◆ **Information provided**
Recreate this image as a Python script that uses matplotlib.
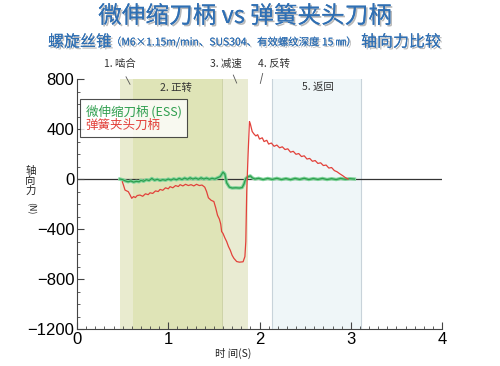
import matplotlib
matplotlib.use("Agg")
import matplotlib.pyplot as plt
import matplotlib.patheffects as pe
from matplotlib.ticker import MultipleLocator

plt.rcParams['font.family'] = ['Noto Sans CJK SC', 'DejaVu Sans']

# --- data ---
# phases: label, start (s), end (s)
phase_names = ["1. 啮合", "2. 正转", "3. 减速", "4. 反转", "5. 返回"]
phase_start = [0.47, 0.614, 1.589, 1.874, 2.137]
phase_end = [0.614, 1.589, 1.874, 2.137, 3.11]

# ESS (micro-float holder), axial force N
ess_t = [0.47, 0.50, 0.53, 0.56, 0.59, 0.62, 0.65, 0.68, 0.70, 0.73, 0.76, 0.79,
         0.82, 0.85, 0.88, 0.91, 0.94, 0.97, 1.00, 1.03, 1.06, 1.09, 1.12, 1.15,
         1.18, 1.21, 1.24, 1.27, 1.30, 1.33, 1.36, 1.39, 1.42, 1.45, 1.48, 1.51,
         1.54, 1.57, 1.60, 1.62, 1.64, 1.67, 1.70, 1.74, 1.78, 1.81, 1.83, 1.85,
         1.88, 1.90, 1.92, 1.95, 1.99, 2.04, 2.09, 2.14, 2.19, 2.24, 2.29, 2.34,
         2.39, 2.44, 2.49, 2.54, 2.59, 2.64, 2.69, 2.74, 2.79, 2.84, 2.89, 2.94,
         2.99, 3.04]
ess_f = [0, -5, -15, -22, -15, -25, -18, -22, -10, -18, -5, -12,
         5, -10, -2, -12, -5, -10, 0, -8, 2, -6, 5, -4,
         8, -2, 10, 0, 8, -2, 10, 0, 8, -2, 6, 0,
         10, 20, 55, 40, -30, -65, -72, -70, -72, -68, -40, 5,
         20, 25, 10, 0, 6, -4, 5, -3, 6, -4, 4, -5,
         5, -3, 6, -4, 4, -3, 5, -4, 3, -4, 5, -2,
         3, 0]

# collet chuck holder, axial force N
col_t = [0.497, 0.51, 0.526, 0.545, 0.562, 0.58, 0.60, 0.62, 0.64, 0.66, 0.69,
         0.72, 0.75, 0.78, 0.80, 0.83, 0.86, 0.89, 0.91, 0.94, 0.97, 1.00,
         1.02, 1.05, 1.08, 1.11, 1.13, 1.16, 1.19, 1.22, 1.25, 1.28, 1.31,
         1.34, 1.37, 1.40, 1.42, 1.44, 1.47, 1.50, 1.52, 1.54, 1.56, 1.575,
         1.585, 1.60, 1.62, 1.64, 1.66, 1.68, 1.70, 1.72, 1.75, 1.78, 1.82,
         1.84, 1.85, 1.86, 1.875, 1.89, 1.90, 1.92, 1.94, 1.96, 1.98, 2.00,
         2.03, 2.05, 2.08, 2.10, 2.13, 2.16, 2.19, 2.22, 2.25, 2.28, 2.31,
         2.34, 2.37, 2.40, 2.43, 2.46, 2.49, 2.52, 2.55, 2.58, 2.61, 2.64,
         2.67, 2.70, 2.73, 2.76, 2.79, 2.82, 2.85, 2.88, 2.91, 2.94, 2.97]
col_f = [-22, -50, -88, -95, -101, -125, -154, -140, -148, -132, -128,
         -138, -118, -125, -110, -115, -95, -100, -83, -90, -70, -78,
         -61, -70, -52, -60, -45, -55, -42, -52, -45, -55, -42,
         -52, -48, -65, -100, -150, -170, -180, -230, -290, -320, -360,
         -420, -435, -470, -500, -540, -570, -610, -635, -660, -665, -662,
         -620, -500, -100, 200, 460, 440, 380, 360, 345, 355, 320,
         330, 300, 310, 280, 288, 262, 272, 250, 258, 236, 242,
         215, 222, 198, 204, 180, 186, 160, 165, 142, 148, 125,
         130, 108, 112, 88, 92, 68, 58, 42, 28, 12, 0]

# --- figure ---
fig = plt.figure(figsize=(5.0, 3.66), dpi=100)
ax = fig.add_axes([0.154, 0.101, 0.730, 0.683])

shade = ['#e9ebcf', '#dfe4b7', '#e9ebd2', 'none', '#eff6f8']
for s, e, c in zip(phase_start, phase_end, shade):
    if c != 'none':
        ax.axvspan(s, e, color=c, lw=0, zorder=0)
ax.axvline(phase_start[2], color='#c9cfa0', lw=0.6, zorder=0.5)
ax.axvline(phase_start[4], color='#c8d3da', lw=0.8, zorder=0.5)
ax.axvline(phase_end[4], color='#c8d3da', lw=0.8, zorder=0.5)

ax.axhline(0, color='#333333', lw=0.9, zorder=1)

ax.plot(ess_t, ess_f, color='#7fd49a', lw=2.4, zorder=2)
ax.plot(ess_t, ess_f, color='#2e9e4e', lw=0.9, zorder=3, label='微伸缩刀柄 (ESS)')
ax.plot(col_t, col_f, color='#e2413a', lw=0.9, zorder=4, label='弹簧夹头刀柄')

ax.set_xlim(0, 4)
ax.set_ylim(-1200, 800)
ax.set_xticks([0, 1, 2, 3, 4])
ax.set_yticks([-1200, -800, -400, 0, 400, 800])
ax.xaxis.set_minor_locator(MultipleLocator(0.1))
ax.yaxis.set_minor_locator(MultipleLocator(100))
ax.tick_params(which='major', direction='in', length=5, width=0.8, color='#444444',
               labelsize=12, pad=2)
ax.tick_params(which='minor', direction='in', length=2.5, width=0.6, color='#444444')
for lab in ax.get_xticklabels() + ax.get_yticklabels():
    lab.set_family('Liberation Sans')
for sp in ['top', 'right']:
    ax.spines[sp].set_visible(False)
for sp in ['left', 'bottom']:
    ax.spines[sp].set_color('#444444')
    ax.spines[sp].set_linewidth(0.8)

# phase labels
lab_x = [0.47, 1.085, 1.63, 2.16, 2.64]
lab_y = [925, 730, 925, 925, 735]
for name, x, y in zip(phase_names, lab_x, lab_y):
    ax.text(x, y, name, ha='center', va='center', fontsize=7.5, color='#333333',
            clip_on=False)
for (x0, y0), (x1, y1) in [((0.537, 818), (0.581, 758)),
                           ((1.713, 832), (1.75, 768)),
                           ((2.035, 845), (2.009, 765))]:
    ax.plot([x0, x1], [y0, y1], color='#555555', lw=0.6, clip_on=False)

leg = ax.legend(loc='upper left', bbox_to_anchor=(0.008, 0.92), handlelength=0,
                handletextpad=0, labelcolor='linecolor', fontsize=9,
                fancybox=False, frameon=True, borderpad=0.45, labelspacing=0.05,
                borderaxespad=0)
leg.get_frame().set_edgecolor('#222222')
leg.get_frame().set_linewidth(0.8)
for h in leg.legend_handles:
    h.set_visible(False)

# axis labels
fig.text(0.061, 0.505, "轴\n向\n力", ha='center', va='center', fontsize=7.5,
         linespacing=1.0, color='#222222')
fig.text(0.061, 0.432, "(N)", ha='center', va='center', fontsize=6.5,
         rotation=270, color='#222222')
fig.text(0.466, 0.033, "时 间(S)", ha='center', va='center', fontsize=7.5,
         color='#222222')

# titles
shadow = [pe.withSimplePatchShadow(offset=(1.2, -1.2), shadow_rgbFace='#8a8a8a', alpha=0.6),
          pe.Normal()]
blue = '#2f6fb3'
fig.text(0.49, 0.955, "微伸缩刀柄 vs 弹簧夹头刀柄", ha='center', va='center',
         fontsize=17, color=blue, path_effects=shadow)
t1 = fig.text(0.096, 0.885, "螺旋丝锥", ha='left', va='center', fontsize=11.5,
              color=blue, path_effects=shadow)
t2 = fig.text(0.222, 0.885, "（M6×1.15m/min、SUS304、有效螺纹深度 15 ㎜）", fontsize=7.5,
              ha='left', va='center', color=blue, path_effects=shadow)
t3 = fig.text(0.722, 0.885, "轴向力比较", ha='left', va='center', fontsize=11.5,
              color=blue, path_effects=shadow)

fig.savefig("out.png", dpi=100)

◆ **Written request**
Could the lines from the top of the material through the line with "phase_end = [0.614, 1.589, 1.874, 2.137, 3.11]" be repeated exactly, pictures left out?

◆ **Written reply**
Recreate this image as a Python script that uses matplotlib.
import matplotlib
matplotlib.use("Agg")
import matplotlib.pyplot as plt
import matplotlib.patheffects as pe
from matplotlib.ticker import MultipleLocator

plt.rcParams['font.family'] = ['Noto Sans CJK SC', 'DejaVu Sans']

# --- data ---
# phases: label, start (s), end (s)
phase_names = ["1. 啮合", "2. 正转", "3. 减速", "4. 反转", "5. 返回"]
phase_start = [0.47, 0.614, 1.589, 1.874, 2.137]
phase_end = [0.614, 1.589, 1.874, 2.137, 3.11]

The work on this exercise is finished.